Glacier Bay

Grey wisps of morning mist wreathed the intricately mixed blues and whites of the 250 foot ice cliffs at the terminus of the Margerie Glacier. As we watched, the glacier dropped a few desultory calves of ice, but mostly it seemed to be at rest, waiting for a new state of equilibrium towards which it could later evolve.

The good ship National Geographic Sea Bird had sailed all night to reach the upper end of Glacier Bay so we could spend the entire day working our way back down to Bartlett Cove. We left the Margerie looking for a little more action in the Johns Hopkins Inlet. With our Ranger Patrick providing a running narrative, we passed Jaw Point where a fabulous vista of glacial ice and mountain peaks was revealed. Pushing our way through innumerable “bergy bits” and “growlers” of ice in the water, we saw that many of them were temporary homes for harbor seals who find them an ideal place to have their pups with some protection from predatory Orcas that frequent these waters elsewhere. We got within a mile or so of the terminus of the Johns Hopkins Glacier, where the concentration of seals-on-ice got so high that we decided it would be best not to disturb them.

We saw our first Brown Bears of the voyage at a place called Russell Cut. We expected them to be fishing in a nearby salmon stream, but instead they were grazing in a grassy meadow. Either there were no fish in the stream, or bears are a lot less carnivorous than we think they are.

Gloomy Knob lived up to its name, playing peek-a-boo through the mist. We were able to spot a few mountain goats grazing on sparse parcels of grass high above us, but the wildlife hot spot of the day were the South Marble Islands. Here we saw hundreds of nesting birds and at least another hundred Stellar Sea Lions lounging on the rocks. Among the birds, Tufted and Horned Puffins were the runaway crowd favorites.
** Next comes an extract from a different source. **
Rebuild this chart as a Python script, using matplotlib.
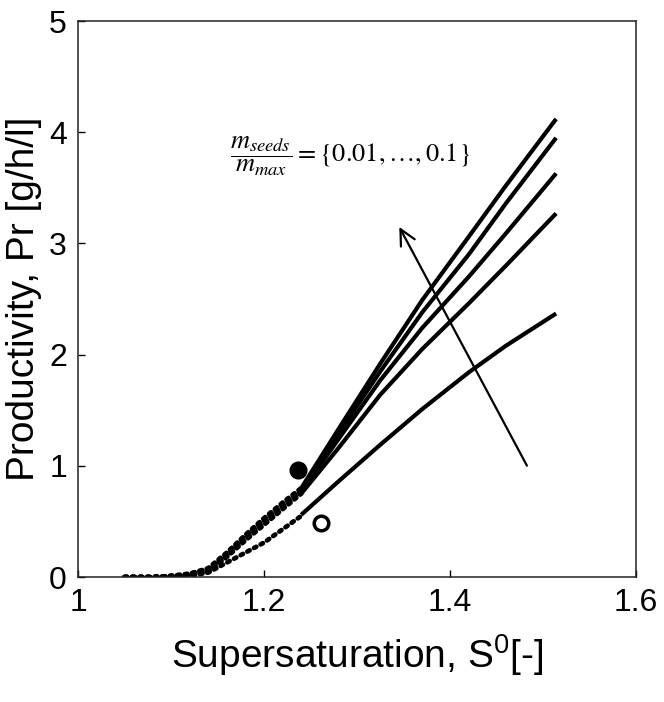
import matplotlib
matplotlib.use("Agg")
import matplotlib.pyplot as plt
import numpy as np

plt.rcParams['font.family'] = ['Liberation Sans', 'DejaVu Sans']
plt.rcParams['mathtext.fontset'] = 'custom'
plt.rcParams['mathtext.rm'] = 'Liberation Sans'
plt.rcParams['mathtext.it'] = 'Liberation Sans:italic'

# supersaturation grid, dotted (low S) and solid (high S) parts
s_dot = [1.05, 1.08, 1.10, 1.12, 1.14, 1.16, 1.18, 1.20, 1.22, 1.24]
s_sol = [1.24, 1.28, 1.325, 1.37, 1.42, 1.46, 1.514]

# productivity for m_seeds/m_max = 0.01 ... 0.1 (lowest to highest)
pr_dot = [
    [0, 0, 0.0, 0.01, 0.04, 0.13, 0.22, 0.31, 0.43, 0.55],
    [0, 0, 0.0, 0.02, 0.05, 0.18, 0.33, 0.47, 0.61, 0.75],
    [0, 0, 0.01, 0.02, 0.06, 0.19, 0.35, 0.49, 0.63, 0.77],
    [0, 0, 0.01, 0.03, 0.07, 0.21, 0.37, 0.51, 0.65, 0.78],
    [0, 0, 0.01, 0.03, 0.08, 0.22, 0.38, 0.53, 0.67, 0.80],
]
pr_sol = [
    [0.56, 0.86, 1.19, 1.51, 1.84, 2.08, 2.37],
    [0.75, 1.16, 1.64, 2.05, 2.46, 2.80, 3.27],
    [0.77, 1.24, 1.77, 2.24, 2.70, 3.09, 3.63],
    [0.78, 1.29, 1.85, 2.38, 2.90, 3.36, 3.95],
    [0.80, 1.33, 1.92, 2.49, 3.06, 3.52, 4.12],
]

# experimental points
exp_filled = (1.237, 0.96)
exp_open = (1.261, 0.49)

fig = plt.figure(figsize=(6.64, 7.02), dpi=100)
ax = fig.add_axes([0.1175, 0.178, 0.8405, 0.792])

for d, s in zip(pr_dot, pr_sol):
    ax.plot(s_dot, d, color='black', lw=3.4, linestyle=(0, (0.55, 1.05)),
            dash_capstyle='round')
    ax.plot(s_sol, s, color='black', lw=3.0, solid_capstyle='butt')

ax.plot(*exp_filled, marker='o', color='black', ms=12, ls='none')
ax.plot(*exp_open, marker='o', mfc='white', mec='black', mew=2.5, ms=10.5, ls='none')

ax.annotate('', xy=(1.344, 3.17), xytext=(1.484, 0.98),
            arrowprops=dict(arrowstyle='->', lw=1.6, color='black',
                            mutation_scale=28))
ax.text(1.163, 3.78, r'$\dfrac{m_{seeds}}{m_{max}} = \{0.01, \ldots, 0.1\}$',
        fontsize=19, math_fontfamily='stix', va='center', ha='left')

ax.set_xlim(1, 1.6)
ax.set_ylim(0, 5)
ax.set_xticks([1, 1.2, 1.4, 1.6])
ax.set_xticklabels(['1', '1.2', '1.4', '1.6'])
ax.set_yticks([0, 1, 2, 3, 4, 5])
ax.tick_params(direction='in', length=5, width=1, labelsize=23, pad=8)
for sp in ax.spines.values():
    sp.set_linewidth(1.1)
    sp.set_color('#222222')

ax.set_xlabel(r'Supersaturation, S$^{0}$[-]', fontsize=28, labelpad=10)
ax.set_ylabel('Productivity, Pr [g/h/l]', fontsize=28, labelpad=5)

fig.savefig('out.png', dpi=100)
At Bartlett Cove we got a chance to get off the ship and stretch our legs on a one-mile trail through the spruce and hemlock forest that has grown here since the Grand Pacific Glacier began its high velocity retreat a little over 200 years ago. This completed the remarkable plant succession from barren rock at the current glacier terminus that has made Glacier Bay an ideal living laboratory of forest ecology.